Il filosofo paesaggista Gilles Clement ha istruito il nostro sapere con una nuova (questa sì alta) definizione: terzo paesaggio.
“Terzo paesaggio, che sta a metà, ai margini, dove i boschi si diradano, lungo le strade e i fiumi, negli angoli perduti di un campo, nelle aree dismesse dall'uomo. Luoghi diversi per forma e dimensione che hanno un unico punto in comune, sono luoghi in cui trova rifugio la diversità animale e vegetale che i si auto organizza, evolve e cresce, costituendo un vero e proprio ecosistema”. (1)
Anche il pianeta dell’arte con la sensibilità che gli è propria sa cogliere il valore del perduto per sempre.



Christiane Lohr, Samenbeutel, 2009

Un esempio è dato dalle sculture leggere ed eteree di Christiane Lohr, fatte di semi e fiori, di crine di cavallo.
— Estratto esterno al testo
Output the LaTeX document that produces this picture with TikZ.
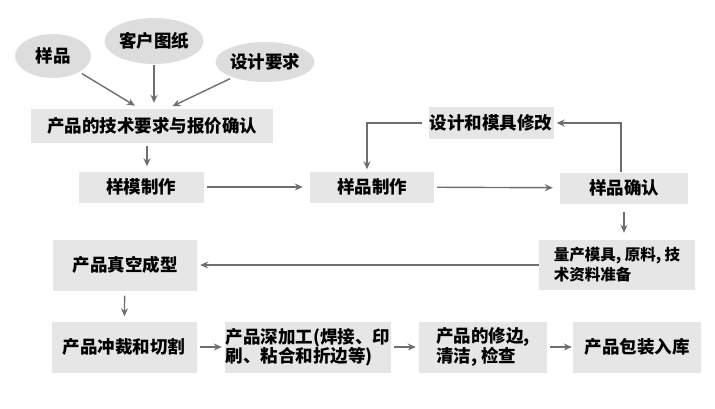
\documentclass[tikz,border=0pt]{standalone}
\usepackage{fontspec}
\setmainfont{Noto Sans CJK SC}
\usetikzlibrary{shapes.geometric, arrows.meta}
\definecolor{boxgray}{HTML}{E6E6E6}
\definecolor{ovalgray}{HTML}{DDDDDD}
\definecolor{arrowgray}{HTML}{6E6E6E}

\begin{document}
\begin{tikzpicture}[x=1pt, y=-1pt, >={Stealth[length=8pt, width=7pt]},
  stage/.style={fill=boxgray, inner sep=0pt, align=left, font=\fontsize{17.5}{19}\selectfont\bfseries},
  source/.style={ellipse, fill=ovalgray, inner sep=0pt, font=\fontsize{17.5}{19}\selectfont\bfseries},
  flow/.style={->, draw=arrowgray, line width=1.4pt, shorten <=3pt, shorten >=3pt}]
\useasboundingbox (0,0) rectangle (715,408);

% inputs
\node[source, minimum width=76pt, minimum height=44pt] (sample) at (53,56) {样品};
\node[source, minimum width=92pt, minimum height=46pt] (drawing) at (154,41) {客户图纸};
\node[source, minimum width=86pt, minimum height=40pt] (design) at (265,62) {设计要求};

% sample stage
\node[stage, minimum width=242pt, minimum height=34pt] (quote) at (152,126) {产品的技术要求与报价确认};
\node[stage, minimum width=125pt, minimum height=31pt] (mould) at (141,187) {样模制作};
\node[stage, minimum width=124pt, minimum height=31pt] (make) at (372,187) {样品制作};
\node[stage, minimum width=128pt, minimum height=31pt] (check) at (624,188) {样品确认};
\node[stage, minimum width=125pt, minimum height=32pt] (modify) at (491,123) {设计和模具修改};

% production stage
\node[stage, minimum width=156pt, minimum height=50pt, font=\fontsize{15.5}{20}\selectfont\bfseries] (prep) at (617,265) {量产模具, 原料, 技\\术资料准备};
\node[stage, minimum width=144pt, minimum height=51pt] (vacuum) at (125,265) {产品真空成型};
\node[stage, minimum width=145pt, minimum height=51pt] (cut) at (124,347) {产品冲裁和切割};
\node[stage, minimum width=166pt, minimum height=51pt] (deep) at (308,347) {产品深加工(焊接、印\\刷、粘合和折边等)};
\node[stage, minimum width=128pt, minimum height=51pt] (trim) at (483,347) {产品的修边,\\清洁, 检查};
\node[stage, minimum width=128pt, minimum height=51pt] (pack) at (637,347) {产品包装入库};

\draw[flow, shorten >=6pt] (sample) -- ([xshift=-12pt]quote.north);
\draw[flow, shorten <=1pt, shorten >=6pt] (drawing) -- (drawing |- quote.north);
\draw[flow, shorten >=6pt] (design) -- ([xshift=15pt]quote.north);
\draw[flow, shorten >=5pt] ([xshift=-5pt]quote.south) -- ([xshift=-5pt]quote.south |- mould.north);
\draw[flow, shorten >=7pt] (mould) -- (make);
\draw[flow, shorten >=7pt] (make) -- (check);
\draw[flow, shorten <=0pt] ([xshift=-3pt]check.north) |- (modify.east);
\draw[flow, shorten <=6pt, shorten >=2pt] (modify.west) -| ([xshift=-5pt]make.north);
\draw[flow, shorten <=8pt, shorten >=7pt] (check) -- (check |- prep.north);
\draw[flow, shorten <=0pt] (prep) -- (prep.west -| vacuum.east);
\draw[flow, shorten <=5pt, shorten >=5pt] (vacuum) -- (cut);
\draw[flow] (cut) -- (deep);
\draw[flow] (deep) -- (trim);
\draw[flow, shorten >=1pt] (trim) -- (pack);
\end{tikzpicture}
\end{document}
Come muffe e licheni si appropriano delle pareti spoglie delle sale museali. Si arrampicano sui piedistalli. Impalpabili, creature spirituali. La Lohr le sue minuscole creature del bosco le preserva come in una personale Arca di Noè, in vista di una non lontana estinzione.
La non vita della pianticella estirpata è di nuovo vita e Lezione nella mente, nella cultura infiltrante, che così ne risulta riEducata.
Un’aurea di sacralità avvolge queste erbe, che ritrovano fuori dal loro habitat una collocazione degna, seppur forzatamente (storicamente) imposta. Questo in un contesto in cui la vera natura sembra destinata alla riduzione al suo simulacro virtuale, alla sola catalogazione in Wikipedia.
A ricordarci anche il Nostro posto, che ci spetta, all’interno (e non aldisopra, aprioristicamente) del nostro ECOsistema.



LT.






(1)         G. Clement, Manifesto del terzo paesaggio, Ed. Quodlibet, 2005.